Eventually I got bored with the article but in all of your judgment of her, all I want to know was did she hurt a lot of people?  Who did she hurt (herself doesn’t count, it’s her life, her decision, etc..)?  Just tell me that.  If you can’t offer that then you can keep all your sins to your self. She doesn’t live by your make believe sins.

Snip most of condescending, drooling, holier – than – thou and sickening drivel.  You think Anna died young because she was a sinner?  What about all of those thousands of non- “sinners” who died younger than her, and in even more tragic circumstances?  How do you account for that, you disgusting little freak? (atheist)

Take it from me, this freak actually believes God had her die and sent to hell for her “sinful” ways. I doubt if the woman ever did any real harm to anyone except herself in her entire life.

“I hearkened back to Scripture and more specifically to the life of Jesus Christ.” But then again, you’re a drooling idiot, so who cares? 


Great post! I think Anna Nicole’s death made a lot of people think, but of course Christians will analyze the tragedy from a theological point of view. For me, an ex-exotic dancer who almost died of alcoholism prior to coming to the Lord, this truly made me praise Him for His merciful goodness.

In tragedies such as this, and many others that occur, I rest in the FACT that God is sovereign over His creation. Though I may not understand the “whys,” I know that He is indeed in control. And I do not merely give lip service to the word, ‘control.’ God is in His heaven, sovereignly orchestrating the events of this world in order to bring glory to Himself and to draw men to the Lord Jesus Christ. Thank you again.

Would that we all could be so broken hearted over the sin we see in the world. Rather than just laughing at the over the top exploits of another Hollywood bimbo and her tragic end, Timmy reminds us of the ‘bimbo’ with the Alabaster box who annointed Jesus for his death.  Good words to all of us. Especially the reminder that we are no different–save for the Grace of God. And that is all the difference there is, friends, when it comes down to it.

Wow.  The Lord has graced Mr. Brister with the ability to put it to words in a most loving fashion. I covet that ability. Far too often while aching inside for people the words of my mouth sound harsh and unloving. To a fellow Christian it would not sound so, but to the lost thinking about how the wages of sin is death ect. just isn’t going to ring with the compassion I hear from it.  I pray this as with all such sad situations might be used to draw some other lost person to Him in desperation.

An excellent and thought provoking post, indeed. Thank you for pointing it out to me. His grieving over a lost soul in evident in his writing.

I have to admit I was hesitant to read the post. I’m glad I did,though. This is a very sad story and I appreciate Timmy reminding us that we need to be faithful in challenging those around us with the gospel.  

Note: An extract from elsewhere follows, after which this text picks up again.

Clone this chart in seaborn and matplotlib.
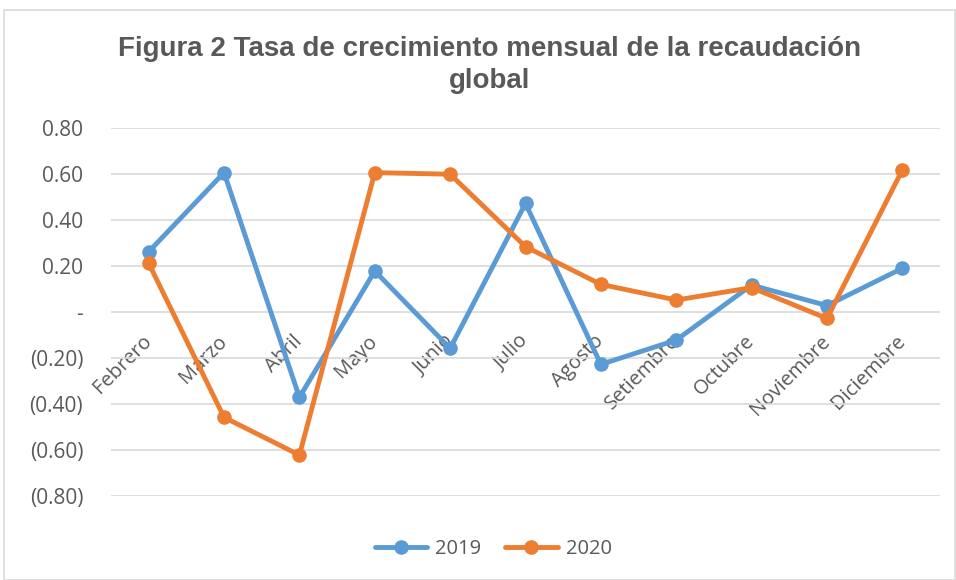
import matplotlib
matplotlib.use("Agg")
import matplotlib.pyplot as plt
import matplotlib.patches as mpatches
import seaborn as sns
import pandas as pd

meses = ["Febrero", "Marzo", "Abril", "Mayo", "Junio", "Julio", "Agosto",
         "Setiembre", "Octubre", "Noviembre", "Diciembre"]
v2019 = [0.262, 0.606, -0.371, 0.178, -0.158, 0.472, -0.228, -0.122, 0.117, 0.028, 0.190]
v2020 = [0.212, -0.458, -0.622, 0.606, 0.599, 0.284, 0.120, 0.052, 0.106, -0.028, 0.617]
yticks = [0.8, 0.6, 0.4, 0.2, 0.0, -0.2, -0.4, -0.6, -0.8]
ytick_labels = ["0.80", "0.60", "0.40", "0.20", "-", "(0.20)", "(0.40)", "(0.60)", "(0.80)"]
titulo = "Figura 2 Tasa de crecimiento mensual de la recaudación\nglobal"

df = pd.DataFrame({
    "idx": list(range(len(meses))) * 2,
    "valor": v2019 + v2020,
    "anio": ["2019"] * len(meses) + ["2020"] * len(meses),
})

sns.set_theme(style="white")
plt.rcParams["font.family"] = ["Open Sans", "DejaVu Sans"]

fig = plt.figure(figsize=(9.56, 5.80), dpi=100)
ax = fig.add_axes([111/956, 1 - 496/580, (940 - 111)/956, (496 - 128)/580])

sns.lineplot(data=df, x="idx", y="valor", hue="anio",
             palette={"2019": "#5B9BD5", "2020": "#ED7D31"},
             marker="o", markersize=10.5, markeredgewidth=0, linewidth=3.5,
             ax=ax, sort=False, legend=True)

ax.set_xlim(-0.5, len(meses) - 0.5)
ax.set_ylim(-0.8, 0.8)
ax.set_yticks(yticks)
ax.set_yticklabels(ytick_labels)
ax.yaxis.grid(True, color="#D9D9D9", linewidth=1.2)
ax.set_axisbelow(True)
for s in ["top", "right", "left"]:
    ax.spines[s].set_visible(False)
ax.spines["bottom"].set_position(("data", 0))
ax.spines["bottom"].set_visible(False)
ax.set_xticks(range(len(meses)))
ax.set_xticklabels(meses, rotation=45, ha="right", va="center",
                   rotation_mode="anchor")
ax.tick_params(axis="x", length=0, pad=19, labelsize=14.5, labelcolor="#595959")
ax.tick_params(axis="y", length=0, pad=20, labelsize=15, labelcolor="#595959")
ax.set_xlabel("")
ax.set_ylabel("")

leg = ax.legend(loc="center", bbox_to_anchor=(0.461, -0.144), ncol=2,
                frameon=False, fontsize=14.5, handlelength=2.6, columnspacing=1.2,
                handletextpad=0.4)
for t in leg.get_texts():
    t.set_color("#595959")

fig.text(490/956, 1 - 65/580, titulo, ha="center", va="center",
         fontsize=20, fontweight="bold", color="#595959",
         family=["Liberation Sans", "DejaVu Sans"], linespacing=1.25)

fig.patches.append(mpatches.Rectangle((4/956, 0), 951/956, 1 - 10/580,
                                      transform=fig.transFigure, fill=False,
                                      edgecolor="#D9D9D9", linewidth=1.2))

fig.savefig("out.png", dpi=100)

Now these are but a random sampling of some of the varied responses from my feeble attempt to do the Paul thing in the cultural context of pop-America.  While there aren’t any Jewish synagogues or Greek marketplaces today, the Internet has become a place where anyone from any cultural background and ideological commitment (such as atheist and Muslim) can read and respond to the gospel message.  Jews and Greeks, atheists and Muslims, conservative and liberal Christians, all are found in the marketplace of the 21st century called the Internet.  My hope and earnest desire is that this little corner could be a place where our culture is impacted with my Savior’s love and gospel truths. 

It is interesting to note that the same chapter which the secular audience called Paul “a babbler” also said of him,

“These men who have turned the whole world upside down have come here also . . .” (Acts 17:6)

How could this be, that a babbler with stange things to say could turn the world upside down? 

I believe it was because he determined to know nothing except Jesus Christ and him crucified (1 Cor. 2:2). 

I believe it was because Paul was a missionary who was boasting in the cross such that the world was crucified to him and he to the world (Gal. 6:17). 

I believe it was because Paul had so lived his life, that he was doing “all things for the sake of the gospel” (1 Cor. 9:24). 

I believe it was because Paul had “counted all things as loss for the sake of Christ” (Phil. 3:7) such that whether by life or by death, Jesus Christ would be magnified (Phil. 1:20-21). 

Indeed, Christ was the sum of his life. 

What I have come to realize is how scandalous it is to take the gospel to our culture with an humble attempt to communicate the life and message of Jesus Christ to our world.  Indeed, the cross is folly to some, a stumbling stone and rock of offense to others (1 Cor. 1:18-25).  I am far from being the kind of Christian who can communicate the gospel like Paul in any cultural context and engage it with the mission and message of Jesus Christ.  I have a lot to learn from that first century babbler.  But if I can, by the grace of God, carry that same message he carried though it seem “strange” to some, I am convinced that there will be some who will believe.  As I consider my calling, how weak, base, and foolish I am (1 Cor. 1:26-29), I want to make my boast in Jesus Christ and his cross and be a fool for his sake (1 Cor. 4:10), a bondslave (Gal. 1:10), and yes, a babbler for the glory of God.